__WHAT YOU NEED TO DO__. Beginning with the very first line, please reproduce the entries exactly through the line containing "from bokeh.resources import INLINE".

+---+

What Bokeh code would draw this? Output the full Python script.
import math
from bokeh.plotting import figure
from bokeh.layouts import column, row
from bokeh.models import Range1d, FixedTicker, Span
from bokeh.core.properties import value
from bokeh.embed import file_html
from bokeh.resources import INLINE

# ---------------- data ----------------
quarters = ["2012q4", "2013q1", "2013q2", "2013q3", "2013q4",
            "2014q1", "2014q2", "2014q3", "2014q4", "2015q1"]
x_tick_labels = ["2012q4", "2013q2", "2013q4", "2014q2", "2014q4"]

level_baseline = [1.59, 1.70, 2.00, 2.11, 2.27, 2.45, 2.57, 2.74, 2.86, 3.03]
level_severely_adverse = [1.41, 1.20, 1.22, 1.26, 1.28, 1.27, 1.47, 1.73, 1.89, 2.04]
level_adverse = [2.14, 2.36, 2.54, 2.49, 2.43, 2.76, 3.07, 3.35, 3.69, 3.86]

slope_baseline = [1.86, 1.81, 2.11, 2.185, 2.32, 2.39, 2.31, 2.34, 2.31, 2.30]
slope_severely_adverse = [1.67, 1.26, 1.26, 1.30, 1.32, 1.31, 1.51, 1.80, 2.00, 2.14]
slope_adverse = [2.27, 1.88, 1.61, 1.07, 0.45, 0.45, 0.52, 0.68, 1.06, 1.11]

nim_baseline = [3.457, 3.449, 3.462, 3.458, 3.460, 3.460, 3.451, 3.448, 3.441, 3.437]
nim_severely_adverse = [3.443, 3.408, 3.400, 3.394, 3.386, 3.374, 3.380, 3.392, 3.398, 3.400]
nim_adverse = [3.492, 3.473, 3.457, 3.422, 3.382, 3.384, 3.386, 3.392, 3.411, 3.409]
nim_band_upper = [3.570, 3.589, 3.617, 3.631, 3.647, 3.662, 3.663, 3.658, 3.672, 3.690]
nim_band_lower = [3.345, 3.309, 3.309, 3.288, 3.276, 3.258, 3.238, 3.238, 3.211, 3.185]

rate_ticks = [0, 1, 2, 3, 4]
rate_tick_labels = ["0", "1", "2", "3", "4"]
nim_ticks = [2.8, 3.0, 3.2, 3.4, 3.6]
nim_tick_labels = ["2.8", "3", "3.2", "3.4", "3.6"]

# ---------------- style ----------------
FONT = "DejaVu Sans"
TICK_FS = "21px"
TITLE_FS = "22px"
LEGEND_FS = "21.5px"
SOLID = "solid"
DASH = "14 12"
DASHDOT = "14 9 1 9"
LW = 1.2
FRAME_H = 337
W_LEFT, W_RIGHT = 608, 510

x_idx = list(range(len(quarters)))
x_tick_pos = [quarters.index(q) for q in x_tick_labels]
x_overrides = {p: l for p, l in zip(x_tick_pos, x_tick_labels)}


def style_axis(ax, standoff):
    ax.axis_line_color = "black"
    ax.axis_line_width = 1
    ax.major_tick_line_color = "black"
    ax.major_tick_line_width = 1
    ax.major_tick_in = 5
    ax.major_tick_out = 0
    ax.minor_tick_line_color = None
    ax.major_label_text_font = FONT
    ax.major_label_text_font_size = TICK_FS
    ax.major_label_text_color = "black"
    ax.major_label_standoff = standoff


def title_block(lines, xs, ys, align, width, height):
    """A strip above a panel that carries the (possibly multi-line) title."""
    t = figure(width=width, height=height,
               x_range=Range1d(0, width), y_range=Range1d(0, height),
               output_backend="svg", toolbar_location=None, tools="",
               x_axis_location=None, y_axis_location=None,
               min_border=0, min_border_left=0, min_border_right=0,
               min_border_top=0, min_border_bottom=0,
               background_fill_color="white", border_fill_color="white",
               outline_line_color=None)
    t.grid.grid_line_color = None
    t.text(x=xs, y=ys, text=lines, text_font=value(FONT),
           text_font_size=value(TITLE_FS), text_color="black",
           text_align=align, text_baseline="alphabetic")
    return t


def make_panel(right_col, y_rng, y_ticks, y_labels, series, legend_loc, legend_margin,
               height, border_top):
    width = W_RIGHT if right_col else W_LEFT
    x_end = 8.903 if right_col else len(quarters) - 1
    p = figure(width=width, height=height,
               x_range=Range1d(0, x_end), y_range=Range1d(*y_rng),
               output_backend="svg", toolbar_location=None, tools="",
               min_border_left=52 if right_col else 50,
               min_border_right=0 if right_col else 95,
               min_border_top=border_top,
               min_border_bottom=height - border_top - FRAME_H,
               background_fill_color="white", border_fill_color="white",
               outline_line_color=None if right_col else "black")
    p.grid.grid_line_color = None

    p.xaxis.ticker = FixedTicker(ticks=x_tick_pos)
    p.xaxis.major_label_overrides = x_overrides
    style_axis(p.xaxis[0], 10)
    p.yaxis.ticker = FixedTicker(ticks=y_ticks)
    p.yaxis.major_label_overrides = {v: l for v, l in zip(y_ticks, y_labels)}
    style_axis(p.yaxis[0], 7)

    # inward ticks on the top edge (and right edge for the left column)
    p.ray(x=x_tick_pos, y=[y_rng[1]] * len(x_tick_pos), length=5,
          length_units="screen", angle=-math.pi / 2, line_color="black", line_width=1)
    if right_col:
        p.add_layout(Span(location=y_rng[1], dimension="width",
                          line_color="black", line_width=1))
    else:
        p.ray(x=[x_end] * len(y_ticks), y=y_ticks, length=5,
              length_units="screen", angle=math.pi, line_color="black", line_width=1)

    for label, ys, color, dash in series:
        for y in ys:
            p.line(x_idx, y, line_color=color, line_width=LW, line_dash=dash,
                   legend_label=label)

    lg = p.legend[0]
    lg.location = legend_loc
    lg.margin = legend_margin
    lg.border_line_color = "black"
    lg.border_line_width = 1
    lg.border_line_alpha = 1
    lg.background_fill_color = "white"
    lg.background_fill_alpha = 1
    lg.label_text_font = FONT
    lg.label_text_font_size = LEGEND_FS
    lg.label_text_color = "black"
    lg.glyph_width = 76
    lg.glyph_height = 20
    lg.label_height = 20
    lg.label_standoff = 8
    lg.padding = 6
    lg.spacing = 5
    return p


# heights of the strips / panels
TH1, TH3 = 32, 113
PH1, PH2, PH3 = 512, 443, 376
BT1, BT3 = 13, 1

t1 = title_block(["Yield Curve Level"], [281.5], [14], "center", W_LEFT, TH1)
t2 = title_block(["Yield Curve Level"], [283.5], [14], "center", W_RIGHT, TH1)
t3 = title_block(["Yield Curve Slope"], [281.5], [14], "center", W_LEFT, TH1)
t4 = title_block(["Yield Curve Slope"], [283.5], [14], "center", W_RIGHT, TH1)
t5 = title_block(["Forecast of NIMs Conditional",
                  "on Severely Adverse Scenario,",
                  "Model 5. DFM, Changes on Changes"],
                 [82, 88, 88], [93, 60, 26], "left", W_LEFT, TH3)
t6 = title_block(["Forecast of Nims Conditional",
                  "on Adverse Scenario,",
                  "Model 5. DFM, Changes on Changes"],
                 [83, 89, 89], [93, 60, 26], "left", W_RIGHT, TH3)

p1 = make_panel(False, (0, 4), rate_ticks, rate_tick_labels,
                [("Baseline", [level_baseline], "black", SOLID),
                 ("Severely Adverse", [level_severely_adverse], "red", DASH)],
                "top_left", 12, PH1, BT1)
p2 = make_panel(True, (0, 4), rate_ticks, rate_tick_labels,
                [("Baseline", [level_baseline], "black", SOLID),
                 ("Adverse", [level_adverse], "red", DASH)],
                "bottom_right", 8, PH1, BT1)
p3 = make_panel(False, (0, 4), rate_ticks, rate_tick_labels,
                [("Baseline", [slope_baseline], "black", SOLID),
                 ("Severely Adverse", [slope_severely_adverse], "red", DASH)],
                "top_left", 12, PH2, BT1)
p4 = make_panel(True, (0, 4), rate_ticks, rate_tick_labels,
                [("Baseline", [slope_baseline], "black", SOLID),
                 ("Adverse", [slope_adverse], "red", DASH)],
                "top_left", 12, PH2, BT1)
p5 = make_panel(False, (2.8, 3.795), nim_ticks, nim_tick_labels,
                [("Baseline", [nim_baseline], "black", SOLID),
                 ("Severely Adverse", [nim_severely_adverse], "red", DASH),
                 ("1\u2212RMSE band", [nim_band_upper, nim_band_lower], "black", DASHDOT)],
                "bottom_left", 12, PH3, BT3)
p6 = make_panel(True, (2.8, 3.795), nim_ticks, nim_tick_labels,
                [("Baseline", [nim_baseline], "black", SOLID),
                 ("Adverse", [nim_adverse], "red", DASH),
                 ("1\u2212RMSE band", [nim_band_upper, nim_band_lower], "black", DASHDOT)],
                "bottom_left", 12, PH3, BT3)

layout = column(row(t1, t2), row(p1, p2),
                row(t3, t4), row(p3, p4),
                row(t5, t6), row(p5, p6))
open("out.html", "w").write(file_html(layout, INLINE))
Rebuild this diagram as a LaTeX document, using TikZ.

+---+

__SOLUTION BELOW__.
What Bokeh code would draw this? Output the full Python script.
import math
from bokeh.plotting import figure
from bokeh.layouts import column, row
from bokeh.models import Range1d, FixedTicker, Span
from bokeh.core.properties import value
from bokeh.embed import file_html
from bokeh.resources import INLINE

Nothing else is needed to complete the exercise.